WHAT TO PRODUCE »
Starting with the first line of the listing, quote each line exactly until and including the one with "label='Interaction Cross Section", leaving pictures out.

****************

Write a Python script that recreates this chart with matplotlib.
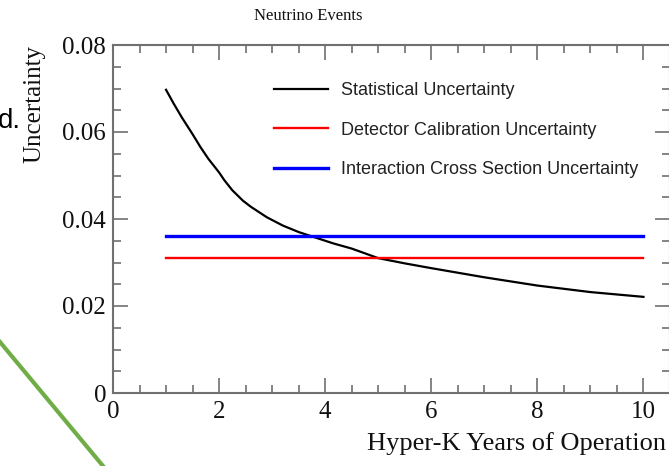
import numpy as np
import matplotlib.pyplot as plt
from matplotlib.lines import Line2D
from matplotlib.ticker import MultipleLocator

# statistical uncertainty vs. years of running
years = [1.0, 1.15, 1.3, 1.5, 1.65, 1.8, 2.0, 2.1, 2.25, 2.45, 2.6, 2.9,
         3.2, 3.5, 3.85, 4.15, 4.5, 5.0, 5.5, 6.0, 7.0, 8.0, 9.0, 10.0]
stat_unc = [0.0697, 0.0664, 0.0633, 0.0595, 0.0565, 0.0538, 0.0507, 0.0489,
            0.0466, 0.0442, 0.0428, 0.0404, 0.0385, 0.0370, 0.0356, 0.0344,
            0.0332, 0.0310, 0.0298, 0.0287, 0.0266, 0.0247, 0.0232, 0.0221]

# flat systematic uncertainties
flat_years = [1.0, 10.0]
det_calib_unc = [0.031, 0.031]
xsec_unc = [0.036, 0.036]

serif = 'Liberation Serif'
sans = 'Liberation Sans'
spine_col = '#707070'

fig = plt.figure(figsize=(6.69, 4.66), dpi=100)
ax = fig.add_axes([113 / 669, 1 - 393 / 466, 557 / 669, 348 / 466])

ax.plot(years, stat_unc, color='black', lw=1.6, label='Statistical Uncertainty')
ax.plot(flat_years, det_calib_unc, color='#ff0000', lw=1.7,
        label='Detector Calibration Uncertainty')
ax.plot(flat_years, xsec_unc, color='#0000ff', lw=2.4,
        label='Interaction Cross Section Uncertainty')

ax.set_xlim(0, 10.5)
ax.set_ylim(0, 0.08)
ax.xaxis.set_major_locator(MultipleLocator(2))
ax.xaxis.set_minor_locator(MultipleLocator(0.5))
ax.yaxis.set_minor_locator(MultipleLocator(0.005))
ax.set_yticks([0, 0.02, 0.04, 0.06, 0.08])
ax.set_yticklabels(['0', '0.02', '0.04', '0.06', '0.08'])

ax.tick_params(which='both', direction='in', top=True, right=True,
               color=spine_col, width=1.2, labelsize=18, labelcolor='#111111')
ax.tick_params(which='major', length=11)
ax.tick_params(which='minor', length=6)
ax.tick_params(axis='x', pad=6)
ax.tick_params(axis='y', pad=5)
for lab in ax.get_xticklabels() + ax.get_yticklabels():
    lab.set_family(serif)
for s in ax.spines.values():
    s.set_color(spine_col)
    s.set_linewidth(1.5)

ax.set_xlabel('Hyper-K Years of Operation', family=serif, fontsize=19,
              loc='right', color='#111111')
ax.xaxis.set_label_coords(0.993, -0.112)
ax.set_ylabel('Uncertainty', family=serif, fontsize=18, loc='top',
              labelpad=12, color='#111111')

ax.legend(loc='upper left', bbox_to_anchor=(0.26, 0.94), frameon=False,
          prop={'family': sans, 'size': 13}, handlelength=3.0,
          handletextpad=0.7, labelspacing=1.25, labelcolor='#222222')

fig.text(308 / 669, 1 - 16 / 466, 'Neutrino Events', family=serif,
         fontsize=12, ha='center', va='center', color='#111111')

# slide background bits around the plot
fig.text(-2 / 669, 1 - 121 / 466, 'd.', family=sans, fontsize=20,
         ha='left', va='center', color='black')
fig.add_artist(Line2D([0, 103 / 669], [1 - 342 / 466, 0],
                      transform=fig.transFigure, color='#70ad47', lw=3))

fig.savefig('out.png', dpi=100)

****************

EXERCISE RESPONSE »
Write a Python script that recreates this chart with matplotlib.
import numpy as np
import matplotlib.pyplot as plt
from matplotlib.lines import Line2D
from matplotlib.ticker import MultipleLocator

# statistical uncertainty vs. years of running
years = [1.0, 1.15, 1.3, 1.5, 1.65, 1.8, 2.0, 2.1, 2.25, 2.45, 2.6, 2.9,
         3.2, 3.5, 3.85, 4.15, 4.5, 5.0, 5.5, 6.0, 7.0, 8.0, 9.0, 10.0]
stat_unc = [0.0697, 0.0664, 0.0633, 0.0595, 0.0565, 0.0538, 0.0507, 0.0489,
            0.0466, 0.0442, 0.0428, 0.0404, 0.0385, 0.0370, 0.0356, 0.0344,
            0.0332, 0.0310, 0.0298, 0.0287, 0.0266, 0.0247, 0.0232, 0.0221]

# flat systematic uncertainties
flat_years = [1.0, 10.0]
det_calib_unc = [0.031, 0.031]
xsec_unc = [0.036, 0.036]

serif = 'Liberation Serif'
sans = 'Liberation Sans'
spine_col = '#707070'

fig = plt.figure(figsize=(6.69, 4.66), dpi=100)
ax = fig.add_axes([113 / 669, 1 - 393 / 466, 557 / 669, 348 / 466])

ax.plot(years, stat_unc, color='black', lw=1.6, label='Statistical Uncertainty')
ax.plot(flat_years, det_calib_unc, color='#ff0000', lw=1.7,
        label='Detector Calibration Uncertainty')
ax.plot(flat_years, xsec_unc, color='#0000ff', lw=2.4,
        label='Interaction Cross Section Uncertainty')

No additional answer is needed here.